=== RECORDED DATA ===
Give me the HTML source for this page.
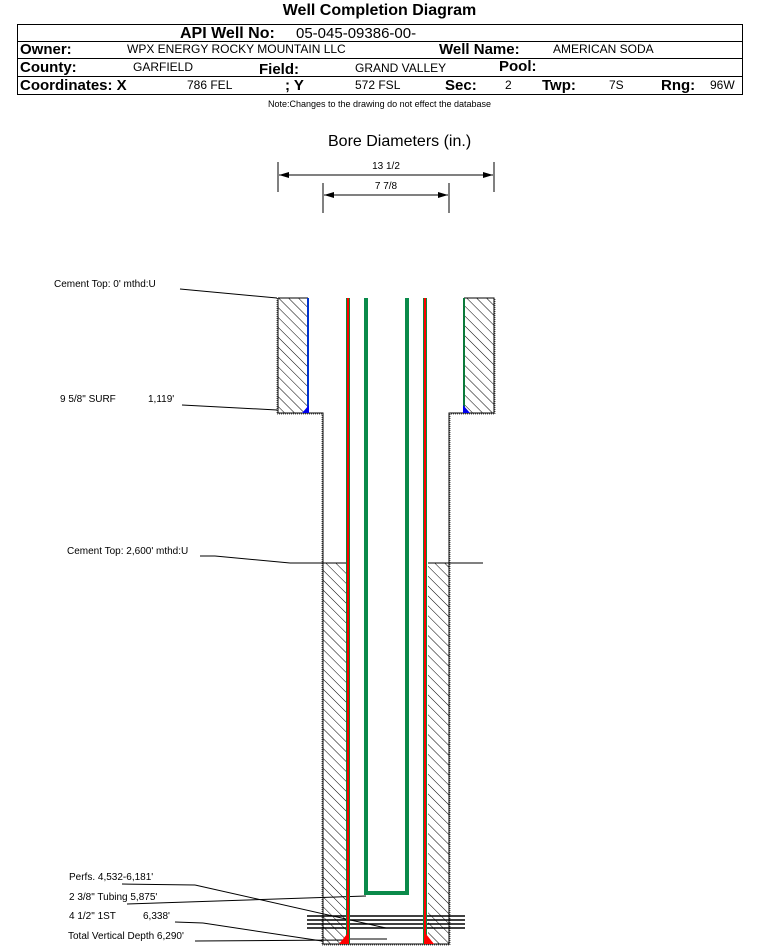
<!DOCTYPE html>
<html><head><style>
body{margin:0;background:#fff;width:759px;height:946px;overflow:hidden;font-family:"Liberation Sans",sans-serif}
.t{position:absolute;white-space:nowrap;line-height:1}
.b{font-weight:bold;font-size:15px}
.v{font-size:12px}
</style></head><body>
<div class="t b" style="left:0;width:759px;text-align:center;top:3px;font-size:16px">Well Completion Diagram</div>
<div style="position:absolute;left:17px;top:24px;width:724px;height:69px;border:1px solid #000"></div>
<div style="position:absolute;left:17px;top:41px;width:725px;height:1px;background:#000"></div>
<div style="position:absolute;left:17px;top:58px;width:725px;height:1px;background:#000"></div>
<div style="position:absolute;left:17px;top:76px;width:725px;height:1px;background:#000"></div>
<div class="t b" style="left:180px;top:26px;font-size:16px">API Well No:</div>
<div class="t" style="left:296px;top:26px;font-size:15px">05-045-09386-00-</div>
<div class="t b" style="left:20px;top:42px">Owner:</div>
<div class="t v" style="left:127px;top:43px">WPX ENERGY ROCKY MOUNTAIN LLC</div>
<div class="t b" style="left:439px;top:42px">Well Name:</div>
<div class="t v" style="left:553px;top:43px">AMERICAN SODA</div>
<div class="t b" style="left:20px;top:60px">County:</div>
<div class="t v" style="left:133px;top:61px">GARFIELD</div>
<div class="t b" style="left:259px;top:62px">Field:</div>
<div class="t v" style="left:355px;top:62px">GRAND VALLEY</div>
<div class="t b" style="left:499px;top:59px">Pool:</div>
<div class="t b" style="left:20px;top:78px">Coordinates: X</div>
<div class="t v" style="left:187px;top:79px">786 FEL</div>
<div class="t b" style="left:285px;top:78px">; Y</div>
<div class="t v" style="left:355px;top:79px">572 FSL</div>
<div class="t b" style="left:445px;top:78px">Sec:</div>
<div class="t v" style="left:505px;top:79px">2</div>
<div class="t b" style="left:542px;top:78px">Twp:</div>
<div class="t v" style="left:609px;top:79px">7S</div>
<div class="t b" style="left:661px;top:78px">Rng:</div>
<div class="t v" style="left:710px;top:79px">96W</div>
<div class="t" style="left:0;width:759px;text-align:center;top:100px;font-size:9px">Note:Changes to the drawing do not effect the database</div>
<div class="t" style="left:328px;top:134px;font-size:16px">Bore Diameters (in.)</div>
<svg width="759" height="946" style="position:absolute;left:0;top:0" xmlns="http://www.w3.org/2000/svg">
<defs>
<pattern id="h" width="7" height="7" patternUnits="userSpaceOnUse" patternTransform="rotate(-45)">
<line x1="0" y1="0" x2="0" y2="7" stroke="#000" stroke-width="1"/></pattern>
<marker id="a" markerWidth="10" markerHeight="6" refX="10" refY="3" orient="auto-start-reverse"><path d="M0,0L10,3L0,6z" fill="#000"/></marker>
</defs>
<g font-family="Liberation Sans, sans-serif" font-size="10" fill="#000">
<text x="386" y="169" text-anchor="middle">13 1/2</text>
<text x="386" y="189" text-anchor="middle">7 7/8</text>
<text x="54" y="287">Cement Top: 0' mthd:U</text>
<text x="60" y="402">9 5/8" SURF</text><text x="148" y="402">1,119'</text>
<text x="67" y="554">Cement Top: 2,600' mthd:U</text>
<text x="69" y="880">Perfs. 4,532-6,181'</text>
<text x="69" y="900">2 3/8" Tubing 5,875'</text>
<text x="69" y="919">4 1/2" 1ST</text><text x="143" y="919">6,338'</text>
<text x="68" y="939">Total Vertical Depth 6,290'</text>
</g>
<g stroke="#000" stroke-width="1" fill="none">
<line x1="278" y1="162" x2="278" y2="192"/><line x1="494" y1="162" x2="494" y2="192"/>
<line x1="279" y1="175" x2="493" y2="175" marker-start="url(#a)" marker-end="url(#a)"/>
<line x1="323" y1="183" x2="323" y2="213"/><line x1="449" y1="183" x2="449" y2="213"/>
<line x1="324" y1="195" x2="448" y2="195" marker-start="url(#a)" marker-end="url(#a)"/>
</g>
<rect x="278" y="298" width="30" height="115" fill="url(#h)"/>
<rect x="464" y="298" width="30" height="115" fill="url(#h)"/>
<rect x="323" y="563" width="23" height="381" fill="url(#h)"/>
<rect x="428" y="563" width="21" height="381" fill="url(#h)"/>
<g fill="none" stroke="#000" stroke-width="1">
<path d="M278,298H308M278,298V413H323V944H449V413H494V298H464"/>
<path d="M277,298V414H322V945H450V414H495V298" stroke="#555" stroke-dasharray="1,1"/>
<line x1="180" y1="289" x2="277" y2="298"/>
<line x1="182" y1="405" x2="277" y2="410"/>
<line x1="200" y1="556" x2="215" y2="556"/><line x1="215" y1="556" x2="290" y2="563"/>
<line x1="290" y1="563" x2="346" y2="563"/><line x1="428" y1="563" x2="483" y2="563"/>
<line x1="122" y1="884" x2="195" y2="885"/><line x1="195" y1="885" x2="386" y2="928"/>
<line x1="127" y1="904" x2="366" y2="896"/>
<line x1="175" y1="922" x2="203" y2="923"/><line x1="203" y1="923" x2="322" y2="941"/>
<line x1="195" y1="941" x2="346" y2="940"/><line x1="350" y1="939" x2="387" y2="939"/>
</g>
<g stroke="#000" stroke-width="1.5">
<line x1="307" y1="916" x2="465" y2="916"/><line x1="307" y1="920" x2="465" y2="920"/>
<line x1="307" y1="924" x2="465" y2="924"/><line x1="307" y1="928" x2="465" y2="928"/>
</g>
<line x1="308" y1="298" x2="308" y2="413" stroke="#0033cc" stroke-width="2"/>
<line x1="464" y1="298" x2="464" y2="413" stroke="#0a7a3a" stroke-width="2"/>
<path d="M302,413L309,405V413Z" fill="#0000ee"/><path d="M463,405L470,413H463Z" fill="#0000ee"/>
<g stroke-width="4" fill="none">
<line x1="348" y1="298" x2="348" y2="944" stroke="#0a8a3a"/>
<line x1="425" y1="298" x2="425" y2="944" stroke="#0a8a3a"/>
<path d="M366,298V893H407V298" stroke="#0a8a4a"/>
</g>
<line x1="348" y1="298" x2="348" y2="944" stroke="#ff0000" stroke-width="2"/>
<line x1="425" y1="298" x2="425" y2="944" stroke="#ff0000" stroke-width="2"/>
<path d="M339,944L347,934V944Z" fill="#ff0000"/><path d="M426,934L434,944H426Z" fill="#ff0000"/>
</svg>
</body></html>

=== THE TASK ===
Every line of text is to be repeated exactly; pictures are left out.

=== TASK ANSWER ===
Give me the HTML source for this page.
<!DOCTYPE html>
<html><head><style>
body{margin:0;background:#fff;width:759px;height:946px;overflow:hidden;font-family:"Liberation Sans",sans-serif}
.t{position:absolute;white-space:nowrap;line-height:1}
.b{font-weight:bold;font-size:15px}
.v{font-size:12px}
</style></head><body>
<div class="t b" style="left:0;width:759px;text-align:center;top:3px;font-size:16px">Well Completion Diagram</div>
<div style="position:absolute;left:17px;top:24px;width:724px;height:69px;border:1px solid #000"></div>
<div style="position:absolute;left:17px;top:41px;width:725px;height:1px;background:#000"></div>
<div style="position:absolute;left:17px;top:58px;width:725px;height:1px;background:#000"></div>
<div style="position:absolute;left:17px;top:76px;width:725px;height:1px;background:#000"></div>
<div class="t b" style="left:180px;top:26px;font-size:16px">API Well No:</div>
<div class="t" style="left:296px;top:26px;font-size:15px">05-045-09386-00-</div>
<div class="t b" style="left:20px;top:42px">Owner:</div>
<div class="t v" style="left:127px;top:43px">WPX ENERGY ROCKY MOUNTAIN LLC</div>
<div class="t b" style="left:439px;top:42px">Well Name:</div>
<div class="t v" style="left:553px;top:43px">AMERICAN SODA</div>
<div class="t b" style="left:20px;top:60px">County:</div>
<div class="t v" style="left:133px;top:61px">GARFIELD</div>
<div class="t b" style="left:259px;top:62px">Field:</div>
<div class="t v" style="left:355px;top:62px">GRAND VALLEY</div>
<div class="t b" style="left:499px;top:59px">Pool:</div>
<div class="t b" style="left:20px;top:78px">Coordinates: X</div>
<div class="t v" style="left:187px;top:79px">786 FEL</div>
<div class="t b" style="left:285px;top:78px">; Y</div>
<div class="t v" style="left:355px;top:79px">572 FSL</div>
<div class="t b" style="left:445px;top:78px">Sec:</div>
<div class="t v" style="left:505px;top:79px">2</div>
<div class="t b" style="left:542px;top:78px">Twp:</div>
<div class="t v" style="left:609px;top:79px">7S</div>
<div class="t b" style="left:661px;top:78px">Rng:</div>
<div class="t v" style="left:710px;top:79px">96W</div>
<div class="t" style="left:0;width:759px;text-align:center;top:100px;font-size:9px">Note:Changes to the drawing do not effect the database</div>
<div class="t" style="left:328px;top:134px;font-size:16px">Bore Diameters (in.)</div>
<svg width="759" height="946" style="position:absolute;left:0;top:0" xmlns="http://www.w3.org/2000/svg">
<defs>
<pattern id="h" width="7" height="7" patternUnits="userSpaceOnUse" patternTransform="rotate(-45)">
<line x1="0" y1="0" x2="0" y2="7" stroke="#000" stroke-width="1"/></pattern>
<marker id="a" markerWidth="10" markerHeight="6" refX="10" refY="3" orient="auto-start-reverse"><path d="M0,0L10,3L0,6z" fill="#000"/></marker>
</defs>
<g font-family="Liberation Sans, sans-serif" font-size="10" fill="#000">
<text x="386" y="169" text-anchor="middle">13 1/2</text>
<text x="386" y="189" text-anchor="middle">7 7/8</text>
<text x="54" y="287">Cement Top: 0' mthd:U</text>
<text x="60" y="402">9 5/8" SURF</text><text x="148" y="402">1,119'</text>
<text x="67" y="554">Cement Top: 2,600' mthd:U</text>
<text x="69" y="880">Perfs. 4,532-6,181'</text>
<text x="69" y="900">2 3/8" Tubing 5,875'</text>
<text x="69" y="919">4 1/2" 1ST</text><text x="143" y="919">6,338'</text>
<text x="68" y="939">Total Vertical Depth 6,290'</text>
</g>
<g stroke="#000" stroke-width="1" fill="none">
<line x1="278" y1="162" x2="278" y2="192"/><line x1="494" y1="162" x2="494" y2="192"/>
<line x1="279" y1="175" x2="493" y2="175" marker-start="url(#a)" marker-end="url(#a)"/>
<line x1="323" y1="183" x2="323" y2="213"/><line x1="449" y1="183" x2="449" y2="213"/>
<line x1="324" y1="195" x2="448" y2="195" marker-start="url(#a)" marker-end="url(#a)"/>
</g>
<rect x="278" y="298" width="30" height="115" fill="url(#h)"/>
<rect x="464" y="298" width="30" height="115" fill="url(#h)"/>
<rect x="323" y="563" width="23" height="381" fill="url(#h)"/>
<rect x="428" y="563" width="21" height="381" fill="url(#h)"/>
<g fill="none" stroke="#000" stroke-width="1">
<path d="M278,298H308M278,298V413H323V944H449V413H494V298H464"/>
<path d="M277,298V414H322V945H450V414H495V298" stroke="#555" stroke-dasharray="1,1"/>
<line x1="180" y1="289" x2="277" y2="298"/>
<line x1="182" y1="405" x2="277" y2="410"/>
<line x1="200" y1="556" x2="215" y2="556"/><line x1="215" y1="556" x2="290" y2="563"/>
<line x1="290" y1="563" x2="346" y2="563"/><line x1="428" y1="563" x2="483" y2="563"/>
<line x1="122" y1="884" x2="195" y2="885"/><line x1="195" y1="885" x2="386" y2="928"/>
<line x1="127" y1="904" x2="366" y2="896"/>
<line x1="175" y1="922" x2="203" y2="923"/><line x1="203" y1="923" x2="322" y2="941"/>
<line x1="195" y1="941" x2="346" y2="940"/><line x1="350" y1="939" x2="387" y2="939"/>
</g>
<g stroke="#000" stroke-width="1.5">
<line x1="307" y1="916" x2="465" y2="916"/><line x1="307" y1="920" x2="465" y2="920"/>
<line x1="307" y1="924" x2="465" y2="924"/><line x1="307" y1="928" x2="465" y2="928"/>
</g>
<line x1="308" y1="298" x2="308" y2="413" stroke="#0033cc" stroke-width="2"/>
<line x1="464" y1="298" x2="464" y2="413" stroke="#0a7a3a" stroke-width="2"/>
<path d="M302,413L309,405V413Z" fill="#0000ee"/><path d="M463,405L470,413H463Z" fill="#0000ee"/>
<g stroke-width="4" fill="none">
<line x1="348" y1="298" x2="348" y2="944" stroke="#0a8a3a"/>
<line x1="425" y1="298" x2="425" y2="944" stroke="#0a8a3a"/>
<path d="M366,298V893H407V298" stroke="#0a8a4a"/>
</g>
<line x1="348" y1="298" x2="348" y2="944" stroke="#ff0000" stroke-width="2"/>
<line x1="425" y1="298" x2="425" y2="944" stroke="#ff0000" stroke-width="2"/>
<path d="M339,944L347,934V944Z" fill="#ff0000"/><path d="M426,934L434,944H426Z" fill="#ff0000"/>
</svg>
</body></html>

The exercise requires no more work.